> DATA PROVIDED
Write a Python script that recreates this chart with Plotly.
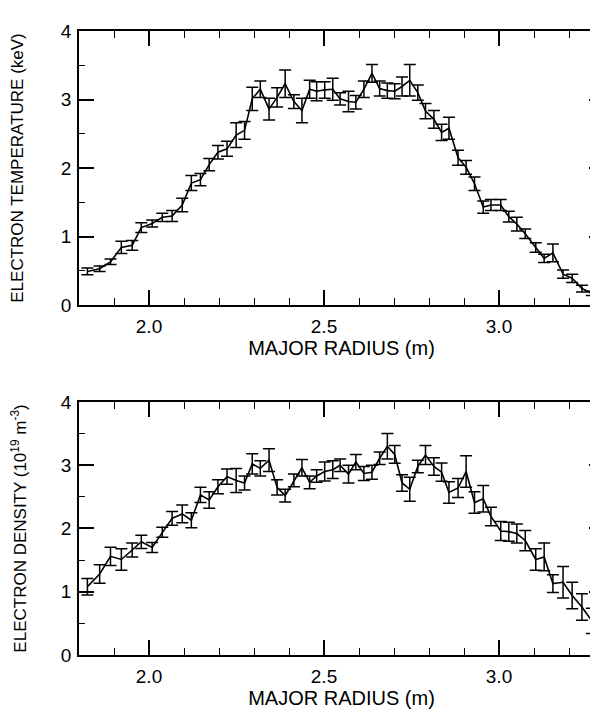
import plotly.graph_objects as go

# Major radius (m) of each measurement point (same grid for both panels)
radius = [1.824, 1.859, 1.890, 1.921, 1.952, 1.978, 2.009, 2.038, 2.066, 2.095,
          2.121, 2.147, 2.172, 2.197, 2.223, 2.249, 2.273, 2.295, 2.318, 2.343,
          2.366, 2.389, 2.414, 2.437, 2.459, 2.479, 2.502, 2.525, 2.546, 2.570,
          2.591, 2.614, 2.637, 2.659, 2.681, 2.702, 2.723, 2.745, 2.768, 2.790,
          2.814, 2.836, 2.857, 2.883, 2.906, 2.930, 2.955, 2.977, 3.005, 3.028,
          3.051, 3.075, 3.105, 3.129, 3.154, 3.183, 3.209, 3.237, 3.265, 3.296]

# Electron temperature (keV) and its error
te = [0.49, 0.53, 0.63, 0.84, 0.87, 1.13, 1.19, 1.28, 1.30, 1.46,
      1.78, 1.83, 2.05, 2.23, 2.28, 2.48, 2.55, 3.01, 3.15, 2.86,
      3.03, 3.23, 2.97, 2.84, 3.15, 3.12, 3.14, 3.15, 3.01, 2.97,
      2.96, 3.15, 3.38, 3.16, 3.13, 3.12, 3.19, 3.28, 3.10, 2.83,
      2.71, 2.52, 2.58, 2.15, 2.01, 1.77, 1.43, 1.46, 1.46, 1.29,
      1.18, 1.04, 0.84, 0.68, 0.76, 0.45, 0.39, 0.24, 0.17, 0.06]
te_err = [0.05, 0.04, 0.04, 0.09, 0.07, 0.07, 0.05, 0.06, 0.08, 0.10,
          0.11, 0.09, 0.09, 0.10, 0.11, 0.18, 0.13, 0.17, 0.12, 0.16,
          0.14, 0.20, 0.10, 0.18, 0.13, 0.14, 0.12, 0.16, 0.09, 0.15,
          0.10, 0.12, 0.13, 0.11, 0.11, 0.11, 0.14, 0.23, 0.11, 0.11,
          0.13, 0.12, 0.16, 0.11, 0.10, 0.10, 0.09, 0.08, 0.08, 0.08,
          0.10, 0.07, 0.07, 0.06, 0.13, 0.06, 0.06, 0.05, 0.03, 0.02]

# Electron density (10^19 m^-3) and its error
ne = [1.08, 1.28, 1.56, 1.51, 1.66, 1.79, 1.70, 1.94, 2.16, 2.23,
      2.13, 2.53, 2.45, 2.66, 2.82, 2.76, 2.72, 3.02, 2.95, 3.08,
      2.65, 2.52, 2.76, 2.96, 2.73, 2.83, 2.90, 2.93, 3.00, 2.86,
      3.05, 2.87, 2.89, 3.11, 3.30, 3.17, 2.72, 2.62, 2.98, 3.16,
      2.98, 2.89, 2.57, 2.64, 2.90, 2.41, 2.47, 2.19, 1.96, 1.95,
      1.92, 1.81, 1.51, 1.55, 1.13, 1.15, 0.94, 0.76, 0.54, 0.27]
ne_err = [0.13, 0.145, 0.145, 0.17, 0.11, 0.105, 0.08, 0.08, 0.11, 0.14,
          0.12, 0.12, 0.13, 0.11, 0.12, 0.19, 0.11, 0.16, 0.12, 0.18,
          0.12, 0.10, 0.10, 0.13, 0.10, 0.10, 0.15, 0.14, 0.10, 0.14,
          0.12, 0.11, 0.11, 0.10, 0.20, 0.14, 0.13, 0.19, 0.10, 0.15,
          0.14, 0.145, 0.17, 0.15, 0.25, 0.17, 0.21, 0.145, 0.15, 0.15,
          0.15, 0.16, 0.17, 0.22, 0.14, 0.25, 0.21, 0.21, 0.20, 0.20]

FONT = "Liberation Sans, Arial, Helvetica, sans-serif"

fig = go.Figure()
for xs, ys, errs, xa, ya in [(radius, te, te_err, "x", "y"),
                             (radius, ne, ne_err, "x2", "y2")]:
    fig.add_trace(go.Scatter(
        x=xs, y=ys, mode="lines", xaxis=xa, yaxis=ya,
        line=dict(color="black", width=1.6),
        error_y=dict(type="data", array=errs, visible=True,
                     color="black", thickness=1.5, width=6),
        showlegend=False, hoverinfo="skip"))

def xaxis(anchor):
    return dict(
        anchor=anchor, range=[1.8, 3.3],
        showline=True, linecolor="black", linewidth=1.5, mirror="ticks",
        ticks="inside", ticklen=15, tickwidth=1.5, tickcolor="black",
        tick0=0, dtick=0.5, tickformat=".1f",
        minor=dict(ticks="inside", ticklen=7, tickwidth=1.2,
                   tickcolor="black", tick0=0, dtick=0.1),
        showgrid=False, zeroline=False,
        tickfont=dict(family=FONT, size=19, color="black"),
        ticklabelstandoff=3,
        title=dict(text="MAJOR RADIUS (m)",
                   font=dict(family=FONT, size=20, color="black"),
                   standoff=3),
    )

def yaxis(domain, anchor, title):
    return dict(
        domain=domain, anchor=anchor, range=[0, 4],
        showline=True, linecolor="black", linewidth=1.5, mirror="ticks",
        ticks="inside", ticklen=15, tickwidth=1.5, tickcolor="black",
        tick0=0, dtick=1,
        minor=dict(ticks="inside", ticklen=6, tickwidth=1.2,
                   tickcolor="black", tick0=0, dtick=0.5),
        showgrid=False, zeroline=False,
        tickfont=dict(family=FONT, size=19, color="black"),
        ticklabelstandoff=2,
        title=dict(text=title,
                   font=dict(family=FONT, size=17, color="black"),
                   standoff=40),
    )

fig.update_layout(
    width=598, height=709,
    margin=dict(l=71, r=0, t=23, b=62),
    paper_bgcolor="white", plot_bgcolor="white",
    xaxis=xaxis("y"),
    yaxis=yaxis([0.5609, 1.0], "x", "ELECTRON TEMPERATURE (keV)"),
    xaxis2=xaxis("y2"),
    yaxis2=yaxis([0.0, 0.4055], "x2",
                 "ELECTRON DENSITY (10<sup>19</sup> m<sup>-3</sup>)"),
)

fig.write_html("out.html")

> WHAT THE TASK ASKS
Print out the lines exactly, skipping any picture.

> CORRECT RESPONSE
Write a Python script that recreates this chart with Plotly.
import plotly.graph_objects as go

# Major radius (m) of each measurement point (same grid for both panels)
radius = [1.824, 1.859, 1.890, 1.921, 1.952, 1.978, 2.009, 2.038, 2.066, 2.095,
          2.121, 2.147, 2.172, 2.197, 2.223, 2.249, 2.273, 2.295, 2.318, 2.343,
          2.366, 2.389, 2.414, 2.437, 2.459, 2.479, 2.502, 2.525, 2.546, 2.570,
          2.591, 2.614, 2.637, 2.659, 2.681, 2.702, 2.723, 2.745, 2.768, 2.790,
          2.814, 2.836, 2.857, 2.883, 2.906, 2.930, 2.955, 2.977, 3.005, 3.028,
          3.051, 3.075, 3.105, 3.129, 3.154, 3.183, 3.209, 3.237, 3.265, 3.296]

# Electron temperature (keV) and its error
te = [0.49, 0.53, 0.63, 0.84, 0.87, 1.13, 1.19, 1.28, 1.30, 1.46,
      1.78, 1.83, 2.05, 2.23, 2.28, 2.48, 2.55, 3.01, 3.15, 2.86,
      3.03, 3.23, 2.97, 2.84, 3.15, 3.12, 3.14, 3.15, 3.01, 2.97,
      2.96, 3.15, 3.38, 3.16, 3.13, 3.12, 3.19, 3.28, 3.10, 2.83,
      2.71, 2.52, 2.58, 2.15, 2.01, 1.77, 1.43, 1.46, 1.46, 1.29,
      1.18, 1.04, 0.84, 0.68, 0.76, 0.45, 0.39, 0.24, 0.17, 0.06]
te_err = [0.05, 0.04, 0.04, 0.09, 0.07, 0.07, 0.05, 0.06, 0.08, 0.10,
          0.11, 0.09, 0.09, 0.10, 0.11, 0.18, 0.13, 0.17, 0.12, 0.16,
          0.14, 0.20, 0.10, 0.18, 0.13, 0.14, 0.12, 0.16, 0.09, 0.15,
          0.10, 0.12, 0.13, 0.11, 0.11, 0.11, 0.14, 0.23, 0.11, 0.11,
          0.13, 0.12, 0.16, 0.11, 0.10, 0.10, 0.09, 0.08, 0.08, 0.08,
          0.10, 0.07, 0.07, 0.06, 0.13, 0.06, 0.06, 0.05, 0.03, 0.02]

# Electron density (10^19 m^-3) and its error
ne = [1.08, 1.28, 1.56, 1.51, 1.66, 1.79, 1.70, 1.94, 2.16, 2.23,
      2.13, 2.53, 2.45, 2.66, 2.82, 2.76, 2.72, 3.02, 2.95, 3.08,
      2.65, 2.52, 2.76, 2.96, 2.73, 2.83, 2.90, 2.93, 3.00, 2.86,
      3.05, 2.87, 2.89, 3.11, 3.30, 3.17, 2.72, 2.62, 2.98, 3.16,
      2.98, 2.89, 2.57, 2.64, 2.90, 2.41, 2.47, 2.19, 1.96, 1.95,
      1.92, 1.81, 1.51, 1.55, 1.13, 1.15, 0.94, 0.76, 0.54, 0.27]
ne_err = [0.13, 0.145, 0.145, 0.17, 0.11, 0.105, 0.08, 0.08, 0.11, 0.14,
          0.12, 0.12, 0.13, 0.11, 0.12, 0.19, 0.11, 0.16, 0.12, 0.18,
          0.12, 0.10, 0.10, 0.13, 0.10, 0.10, 0.15, 0.14, 0.10, 0.14,
          0.12, 0.11, 0.11, 0.10, 0.20, 0.14, 0.13, 0.19, 0.10, 0.15,
          0.14, 0.145, 0.17, 0.15, 0.25, 0.17, 0.21, 0.145, 0.15, 0.15,
          0.15, 0.16, 0.17, 0.22, 0.14, 0.25, 0.21, 0.21, 0.20, 0.20]

FONT = "Liberation Sans, Arial, Helvetica, sans-serif"

fig = go.Figure()
for xs, ys, errs, xa, ya in [(radius, te, te_err, "x", "y"),
                             (radius, ne, ne_err, "x2", "y2")]:
    fig.add_trace(go.Scatter(
        x=xs, y=ys, mode="lines", xaxis=xa, yaxis=ya,
        line=dict(color="black", width=1.6),
        error_y=dict(type="data", array=errs, visible=True,
                     color="black", thickness=1.5, width=6),
        showlegend=False, hoverinfo="skip"))

def xaxis(anchor):
    return dict(
        anchor=anchor, range=[1.8, 3.3],
        showline=True, linecolor="black", linewidth=1.5, mirror="ticks",
        ticks="inside", ticklen=15, tickwidth=1.5, tickcolor="black",
        tick0=0, dtick=0.5, tickformat=".1f",
        minor=dict(ticks="inside", ticklen=7, tickwidth=1.2,
                   tickcolor="black", tick0=0, dtick=0.1),
        showgrid=False, zeroline=False,
        tickfont=dict(family=FONT, size=19, color="black"),
        ticklabelstandoff=3,
        title=dict(text="MAJOR RADIUS (m)",
                   font=dict(family=FONT, size=20, color="black"),
                   standoff=3),
    )

def yaxis(domain, anchor, title):
    return dict(
        domain=domain, anchor=anchor, range=[0, 4],
        showline=True, linecolor="black", linewidth=1.5, mirror="ticks",
        ticks="inside", ticklen=15, tickwidth=1.5, tickcolor="black",
        tick0=0, dtick=1,
        minor=dict(ticks="inside", ticklen=6, tickwidth=1.2,
                   tickcolor="black", tick0=0, dtick=0.5),
        showgrid=False, zeroline=False,
        tickfont=dict(family=FONT, size=19, color="black"),
        ticklabelstandoff=2,
        title=dict(text=title,
                   font=dict(family=FONT, size=17, color="black"),
                   standoff=40),
    )

fig.update_layout(
    width=598, height=709,
    margin=dict(l=71, r=0, t=23, b=62),
    paper_bgcolor="white", plot_bgcolor="white",
    xaxis=xaxis("y"),
    yaxis=yaxis([0.5609, 1.0], "x", "ELECTRON TEMPERATURE (keV)"),
    xaxis2=xaxis("y2"),
    yaxis2=yaxis([0.0, 0.4055], "x2",
                 "ELECTRON DENSITY (10<sup>19</sup> m<sup>-3</sup>)"),
)

fig.write_html("out.html")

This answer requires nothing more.